### [What the task asks]
Starting at the line containing "Reproduce this chart" and ending at the line containing "import * as", reproduce each line exactly as written, with both end lines included and all pictures omitted.

## start Records to use

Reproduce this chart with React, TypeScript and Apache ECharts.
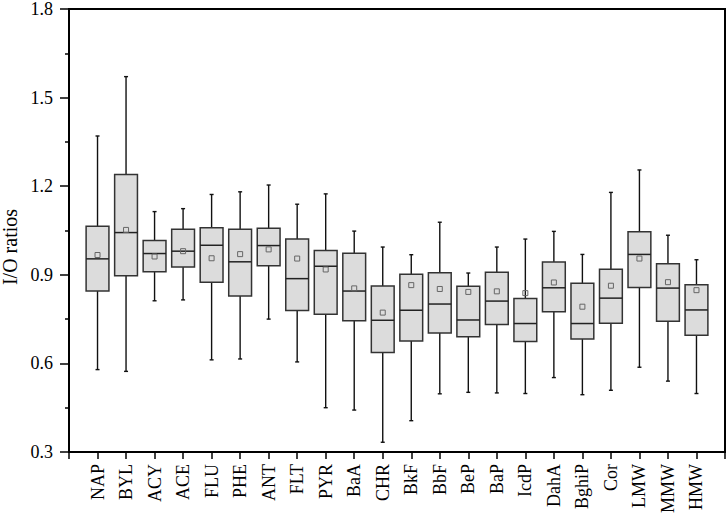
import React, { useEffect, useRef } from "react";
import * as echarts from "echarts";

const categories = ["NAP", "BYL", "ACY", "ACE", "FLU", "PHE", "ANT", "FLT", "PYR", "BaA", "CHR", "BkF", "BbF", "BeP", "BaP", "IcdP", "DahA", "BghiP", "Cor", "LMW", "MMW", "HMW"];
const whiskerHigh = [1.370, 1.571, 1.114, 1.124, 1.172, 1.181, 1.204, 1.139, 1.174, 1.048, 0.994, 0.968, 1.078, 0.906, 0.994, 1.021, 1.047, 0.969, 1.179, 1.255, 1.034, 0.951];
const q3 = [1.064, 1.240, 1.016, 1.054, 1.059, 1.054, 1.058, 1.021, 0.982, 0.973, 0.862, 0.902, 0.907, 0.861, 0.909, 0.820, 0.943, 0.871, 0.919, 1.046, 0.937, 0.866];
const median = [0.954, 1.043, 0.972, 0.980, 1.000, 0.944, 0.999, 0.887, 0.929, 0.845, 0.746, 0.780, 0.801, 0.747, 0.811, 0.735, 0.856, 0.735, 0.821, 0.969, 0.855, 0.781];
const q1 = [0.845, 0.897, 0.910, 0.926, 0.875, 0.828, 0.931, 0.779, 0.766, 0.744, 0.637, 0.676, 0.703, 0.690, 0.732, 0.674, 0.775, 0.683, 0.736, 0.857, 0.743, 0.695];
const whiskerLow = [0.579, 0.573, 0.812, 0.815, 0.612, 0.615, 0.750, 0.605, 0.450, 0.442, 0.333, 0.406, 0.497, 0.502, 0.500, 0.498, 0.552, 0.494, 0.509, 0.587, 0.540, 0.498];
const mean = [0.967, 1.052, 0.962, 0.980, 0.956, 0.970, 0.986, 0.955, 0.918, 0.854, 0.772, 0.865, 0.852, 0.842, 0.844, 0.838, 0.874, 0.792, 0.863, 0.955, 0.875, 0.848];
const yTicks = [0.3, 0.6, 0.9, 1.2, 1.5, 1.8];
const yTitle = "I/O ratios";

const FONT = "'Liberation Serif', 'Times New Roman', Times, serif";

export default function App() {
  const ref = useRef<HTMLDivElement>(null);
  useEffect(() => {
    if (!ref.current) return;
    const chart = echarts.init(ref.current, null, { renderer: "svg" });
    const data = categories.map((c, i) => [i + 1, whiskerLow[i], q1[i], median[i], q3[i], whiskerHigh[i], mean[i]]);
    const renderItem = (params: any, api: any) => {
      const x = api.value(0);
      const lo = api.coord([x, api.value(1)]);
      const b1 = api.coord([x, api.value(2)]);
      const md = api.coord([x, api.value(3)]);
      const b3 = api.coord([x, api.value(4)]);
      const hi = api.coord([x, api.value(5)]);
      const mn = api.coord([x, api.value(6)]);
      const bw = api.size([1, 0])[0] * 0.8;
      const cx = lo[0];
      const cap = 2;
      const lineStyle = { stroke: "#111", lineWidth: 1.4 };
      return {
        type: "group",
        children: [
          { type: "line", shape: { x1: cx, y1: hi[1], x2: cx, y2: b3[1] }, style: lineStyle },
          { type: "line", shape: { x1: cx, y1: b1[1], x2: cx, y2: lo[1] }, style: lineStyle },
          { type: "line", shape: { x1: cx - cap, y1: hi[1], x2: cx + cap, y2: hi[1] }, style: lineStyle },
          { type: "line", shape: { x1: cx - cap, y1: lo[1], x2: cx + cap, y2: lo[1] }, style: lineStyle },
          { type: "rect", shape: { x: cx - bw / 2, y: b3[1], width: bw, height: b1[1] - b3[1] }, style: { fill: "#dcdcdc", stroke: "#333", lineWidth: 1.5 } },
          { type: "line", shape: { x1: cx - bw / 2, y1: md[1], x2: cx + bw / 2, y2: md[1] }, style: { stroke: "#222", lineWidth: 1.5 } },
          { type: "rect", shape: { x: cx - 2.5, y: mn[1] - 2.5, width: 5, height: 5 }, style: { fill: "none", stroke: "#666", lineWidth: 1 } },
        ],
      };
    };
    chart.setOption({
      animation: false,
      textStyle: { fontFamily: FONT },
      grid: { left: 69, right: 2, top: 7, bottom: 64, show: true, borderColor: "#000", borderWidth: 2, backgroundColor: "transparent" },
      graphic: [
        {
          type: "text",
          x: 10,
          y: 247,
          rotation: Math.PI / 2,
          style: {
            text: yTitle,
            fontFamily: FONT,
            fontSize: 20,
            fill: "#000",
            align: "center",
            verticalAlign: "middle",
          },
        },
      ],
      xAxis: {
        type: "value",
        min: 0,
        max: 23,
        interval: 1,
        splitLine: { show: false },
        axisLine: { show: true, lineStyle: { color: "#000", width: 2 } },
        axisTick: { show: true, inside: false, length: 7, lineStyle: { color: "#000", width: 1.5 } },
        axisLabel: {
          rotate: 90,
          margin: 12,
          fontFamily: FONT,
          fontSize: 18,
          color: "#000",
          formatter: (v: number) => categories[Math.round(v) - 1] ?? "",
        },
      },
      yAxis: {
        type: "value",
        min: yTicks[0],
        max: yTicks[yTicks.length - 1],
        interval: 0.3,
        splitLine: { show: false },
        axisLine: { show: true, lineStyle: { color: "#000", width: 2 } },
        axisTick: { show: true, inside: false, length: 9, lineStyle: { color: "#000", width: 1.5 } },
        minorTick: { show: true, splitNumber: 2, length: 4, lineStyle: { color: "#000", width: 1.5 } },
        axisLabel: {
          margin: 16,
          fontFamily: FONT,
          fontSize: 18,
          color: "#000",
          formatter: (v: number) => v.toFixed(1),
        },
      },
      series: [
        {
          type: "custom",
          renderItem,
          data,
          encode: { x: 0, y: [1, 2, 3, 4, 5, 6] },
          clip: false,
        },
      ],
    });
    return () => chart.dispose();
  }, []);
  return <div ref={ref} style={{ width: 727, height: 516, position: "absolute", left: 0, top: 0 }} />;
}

## end Records to use
## start Records to use

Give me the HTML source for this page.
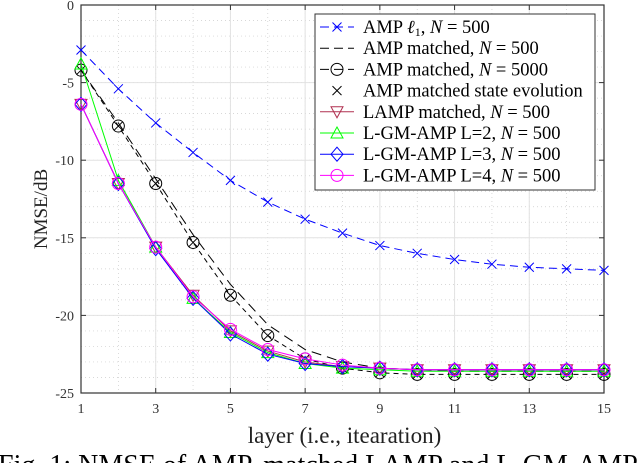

## end Records to use

### [Result for this exercise]
Reproduce this chart with React, TypeScript and Apache ECharts.
import React, { useEffect, useRef } from "react";
import * as echarts from "echarts";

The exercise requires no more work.